Dominating the eastern end of the building is a dramatic semicircular ramp which is used by cars exiting the building. A concrete staircase, similar in style to the original stair on the western end now protrudes from the north east corner. A freestanding circular room, which originally acted as the main control point, is located between the two ramps from Wickham Street.

Concrete finishes throughout the building were originally off-form, an unrendered surface where the impressions left by the formwork provide decorative effect. Parts of the building have subsequently been painted.
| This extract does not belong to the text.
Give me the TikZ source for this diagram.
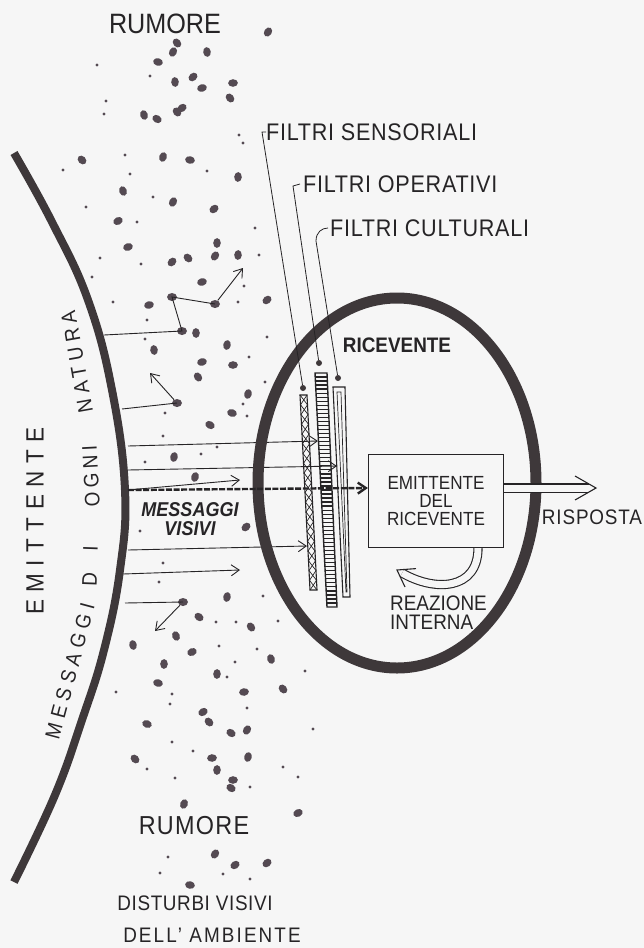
\documentclass[tikz,border=0pt]{standalone}
\usepackage{fontspec}
\setmainfont{Liberation Sans}[FakeStretch=0.9]
\usepackage{tikz}
\usetikzlibrary{positioning,arrows.meta,calc,shapes.geometric}
\definecolor{ink}{RGB}{38,36,38}
\definecolor{spot}{RGB}{84,74,82}
\definecolor{band}{RGB}{62,56,58}
\definecolor{paper}{RGB}{246,246,246}
\tikzset{
  hand/.style={text=ink, inner sep=0pt, font=\fontsize{20}{18}\selectfont},
  big/.style={hand, font=\fontsize{28}{28}\selectfont},
  arcw/.style={hand, font=\fontsize{21}{21}\selectfont\addfontfeature{LetterSpace=#1}},
  filt/.style={hand, anchor=west, font=\fontsize{24}{24}\selectfont\addfontfeature{LetterSpace=3}},
  spotn/.style={ellipse, fill=spot, minimum width=10pt, minimum height=8pt, inner sep=0pt},
  pin/.style={circle, fill=band, minimum size=6pt, inner sep=0pt},
  ray/.style={draw=ink, line width=0.9pt},
  msg/.style={ray, -{Straight Barb[length=8pt, width=11pt]}},
  mainmsg/.style={msg, line width=2.4pt, dash pattern=on 6pt off 1.6pt},
  hollow/.style={draw=ink, line width=1.1pt, double=paper, double distance=7pt},
  chev/.style={draw=ink, line width=1.1pt, line join=miter},
  ring/.style={draw=band, line width=11pt},
  strip/.style={draw=ink, line width=1.1pt},
}

\begin{document}
\begin{tikzpicture}[x=1pt, y=-1pt]
  \useasboundingbox[fill=paper] (0,0) rectangle (644,948);

  % --- rumore: noise spots ---
  \foreach \x/\y in {268/32, 177/43, 173/52, 207/52, 158/62, 175/82, 193/77, 202/88,
      233/83, 230/98, 177/112, 182/108, 144/115, 157/119, 163/157, 190/160, 82/160,
      238/177, 123/191, 173/202, 214/209, 118/221, 128/247, 217/243, 215/256, 238/255,
      172/262, 188/258, 202/282, 149/305, 267/300, 196/333, 227/345, 154/350, 202/362,
      233/365, 198/377, 248/394, 232/413, 210/425, 174/457, 195/477, 246/527, 227/597,
      199/617, 251/627, 176/636, 133/645, 192/652, 164/664, 271/659, 217/674, 158/683,
      244/692, 283/689, 203/712, 209/722, 231/733, 247/730, 147/724, 135/759, 212/758,
      248/757, 217/770, 233/780, 231/788, 184/804, 298/813, 215/854, 235/865, 267/863,
      190/885}
    \fill[spot, rotate around={\x*17:(\x,\y)}] (\x,\y) ellipse [x radius=4.9, y radius=3.8];
  \foreach \x/\y in {97/65, 150/76, 106/101, 104/114, 239/135, 243/143, 125/155, 63/170,
      130/174, 207/171, 153/197, 86/207, 137/222, 255/228, 100/258, 141/264, 259/255,
      244/286, 92/277, 113/302, 238/302, 147/320, 267/337, 145/339, 249/357, 265/382,
      243/404, 165/413, 247/416, 163/436, 217/447, 201/454, 145/462, 140/531, 163/563,
      159/582, 263/596, 216/622, 236/622, 278/621, 219/646, 257/649, 235/662, 227/677,
      305/671, 116/692, 172/694, 170/704, 247/708, 172/742, 193/751, 313/729, 147/769,
      175/778, 283/767, 298/777, 250/787, 168/857, 160/873, 223/874, 250/879}
    \fill[spot] (\x,\y) circle [radius=1.7];

  % --- messages leaving the emittente ---
  \coordinate (eA) at (104,335);
  \coordinate (eB) at (122,409);
  \coordinate (e1) at (128,446);
  \coordinate (e2) at (128,470);
  \coordinate (e3) at (128,490);
  \coordinate (e4) at (128,550);
  \coordinate (e5) at (123,574);
  \coordinate (e6) at (125,603);
  \coordinate (tA) at (243,268);
  \coordinate (tB) at (150,373);
  \coordinate (t1) at (318,441);
  \coordinate (t2) at (337,466);
  \coordinate (t3) at (240,480);
  \coordinate (t4) at (307,546);
  \coordinate (t5) at (240,570);
  \coordinate (t6) at (155,631);

  \node[spotn] (a1) at (182,331) {};
  \node[spotn] (a2) at (172,297) {};
  \node[spotn] (a3) at (215,304) {};
  \node[spotn] (b1) at (177,403) {};
  \node[spotn] (s6) at (183,602) {};

  \draw[ray] (eA) -- (a1.center) -- (a2.center) -- (a3.center);
  \draw[msg] (a3) -- (tA);
  \draw[ray] (eB) -- (b1.center);
  \draw[msg] (b1) -- (tB);
  \draw[msg] (e1) -- (t1);
  \draw[msg] (e2) -- (t2);
  \draw[msg] (e3) -- (t3);
  \draw[msg] (e4) -- (t4);
  \draw[msg] (e5) -- (t5);
  \draw[ray] (e6) -- (s6.center);
  \draw[msg] (s6) -- (t6);

  % --- emittente ---
  \draw[draw=band, line width=8pt] plot[smooth, tension=0.7] coordinates {(14,153) (52,222)
      (88,300) (112,390) (125,490) (120,570) (104,650) (82,720) (55,795) (14,882)};
  \node[arcw=26, rotate=75] (w1) at (70,671) {MESSAGGI};
  \node[arcw=100, rotate=88] (w2) at (90,566) {DI};
  \node[arcw=20, rotate=93] (w3) at (91,476) {OGNI};
  \node[arcw=26, rotate=100] (w4) at (77,362) {NATURA};
  \node[hand, rotate=90, font=\fontsize{25}{25}\selectfont\addfontfeature{LetterSpace=30}]
    (emit) at (35,521) {EMITTENTE};

  % --- ricevente ---
  \node[ring, ellipse, minimum width=278pt, minimum height=370pt] (ric) at (397,483) {};
  \node[hand, font=\bfseries\fontsize{21}{21}\selectfont] (ricl) at (397,345) {RICEVENTE};
  \node[draw=ink, line width=1.2pt, minimum width=135pt, minimum height=93pt, align=center,
        hand, font=\fontsize{19}{18}\selectfont] (emr) at (436,501) {EMITTENTE\\DEL\\RICEVENTE};

  % filters
  \draw[strip] (300,395) -- (310,590) -- (317,590) -- (307,395) -- cycle;
  \foreach \i in {0,...,19} {
    \draw[ink, line width=0.7pt] ({300+10*\i/20},{395+195*\i/20}) -- ({307+10*(\i+1)/20},{395+195*(\i+1)/20});
    \draw[ink, line width=0.7pt] ({307+10*\i/20},{395+195*\i/20}) -- ({300+10*(\i+1)/20},{395+195*(\i+1)/20});
  }
  \draw[strip, line width=1.4pt] (315,373) -- (327,607) -- (337,607) -- (327,373) -- cycle;
  \foreach \i in {1,...,57}
    \draw[ink, line width=1.3pt] ({315+12*\i/58},{373+234*\i/58}) -- ({327+10*\i/58},{373+234*\i/58});
  \draw[strip] (333,387) -- (343,597) -- (350,597) -- (345,387) -- cycle;
  \draw[ink, line width=0.7pt] (337,392) -- (346,592) -- (347,592) -- (341,392) -- cycle;

  \node[filt] (fs) at (266,132) {FILTRI SENSORIALI};
  \node[filt] (fo) at (303,184) {FILTRI OPERATIVI};
  \node[filt] (fc) at (330,228) {FILTRI CULTURALI};
  \node[pin] (ps) at (303,388) {};
  \node[pin] (po) at (319,363) {};
  \node[pin] (pc) at (338,378) {};
  \draw[ray, line width=0.8pt] (ps) -- ([xshift=-4pt]fs.west) -- (fs.west);
  \draw[ray, line width=0.8pt] (po) -- ([xshift=-10pt, yshift=-2pt]fo.west) -- ([xshift=-3pt]fo.west);
  \draw[ray, line width=0.8pt] (pc) -- ([xshift=-14pt, yshift=-13pt]fc.west)
    .. controls +(0,-9) and +(-6,0) .. ([xshift=-2pt]fc.west);

  % main message, answer and internal reaction
  \draw[mainmsg] (e3) -- ([yshift=13pt]emr.west);
  \coordinate (risp) at (596,488);
  \coordinate (rea) at (397,570);
  \draw[hollow, shorten >=7pt] ([yshift=13pt]emr.east) -- (risp);
  \draw[chev] (risp) ++(-21,-12) -- (risp) -- ++(-21,12);
  \draw[hollow, shorten >=6pt] ([xshift=42pt]emr.south) .. controls +(0,42) and +(38,22) .. (rea);
  \draw[chev] (rea) ++(19,-1.4) -- (rea) -- ++(8,17);

  % --- labels ---
  \node[big] (rum1) at (165,24) {RUMORE};
  \node[big, font=\fontsize{26}{26}\selectfont\addfontfeature{LetterSpace=5}] (rum2) at (194,826) {RUMORE};
  \node[hand, font=\bfseries\itshape\fontsize{20}{19}\selectfont, align=center] (mv) at (190,519) {MESSAGGI\\VISIVI};
  \node[hand, font=\fontsize{21}{21}\selectfont\addfontfeature{LetterSpace=4}] (risl) at (592,517) {RISPOSTA};
  \node[hand, align=left, anchor=north west, font=\fontsize{21}{19}\selectfont] (reaz) at (390,596) {REAZIONE\\INTERNA};
  \node[hand, font=\fontsize{21}{21}\selectfont\addfontfeature{LetterSpace=3}] (dist) at (195,903) {DISTURBI VISIVI};
  \node[hand, font=\fontsize{21}{21}\selectfont\addfontfeature{LetterSpace=10}] (amb) at (212,935) {DELL' AMBIENTE};
\end{tikzpicture}
\end{document}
New galvanised steel balustrading and security grilles have been installed.

== Heritage listing ==
The Wickham Terrace Car Park was listed on the Queensland Heritage Register on 13 January 1995, having satisfied the following criteria.

The place is important in demonstrating the evolution or pattern of Queensland's history.
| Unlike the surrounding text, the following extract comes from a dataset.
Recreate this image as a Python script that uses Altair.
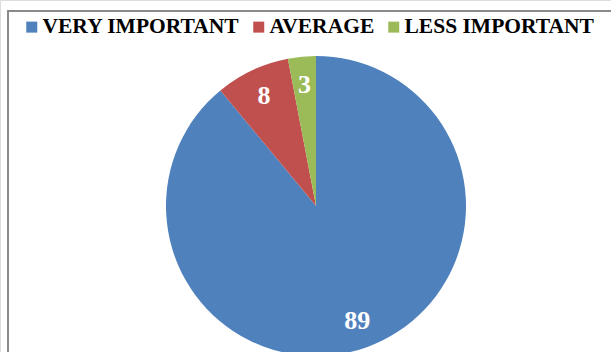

The Wickham Terrace Car Park is an important example of a late 1950s interpretation of the functionalist idiom in a car park design.

The car park is a powerful symbol of modernity and change. The prominence of the building and its assertive architectural style demonstrate the increased visibility and importance of the car in Australian culture during the 1950s.

The place is important in demonstrating the principal characteristics of a particular class of cultural places.

Under the direction of City Architect James Birrell, the car park contributed to the tradition of high quality civic architecture established by the Brisbane City Council. Birrell, a leading modernist architect of the 1950s and 1960s, was responsible for many designs during his term of employment with the council. The car park, his last major work for the council, is a significant example of his work.

The place is important because of its aesthetic significance.

The building, through its dramatic sculptural forms and textured surfaces, introduced the aesthetic possibilities of off-form concrete construction to Brisbane.

The place is important in demonstrating a high degree of creative or technical achievement at a particular period.

The building, through its dramatic sculptural forms and textured surfaces, introduced the aesthetic possibilities of off-form concrete construction to Brisbane.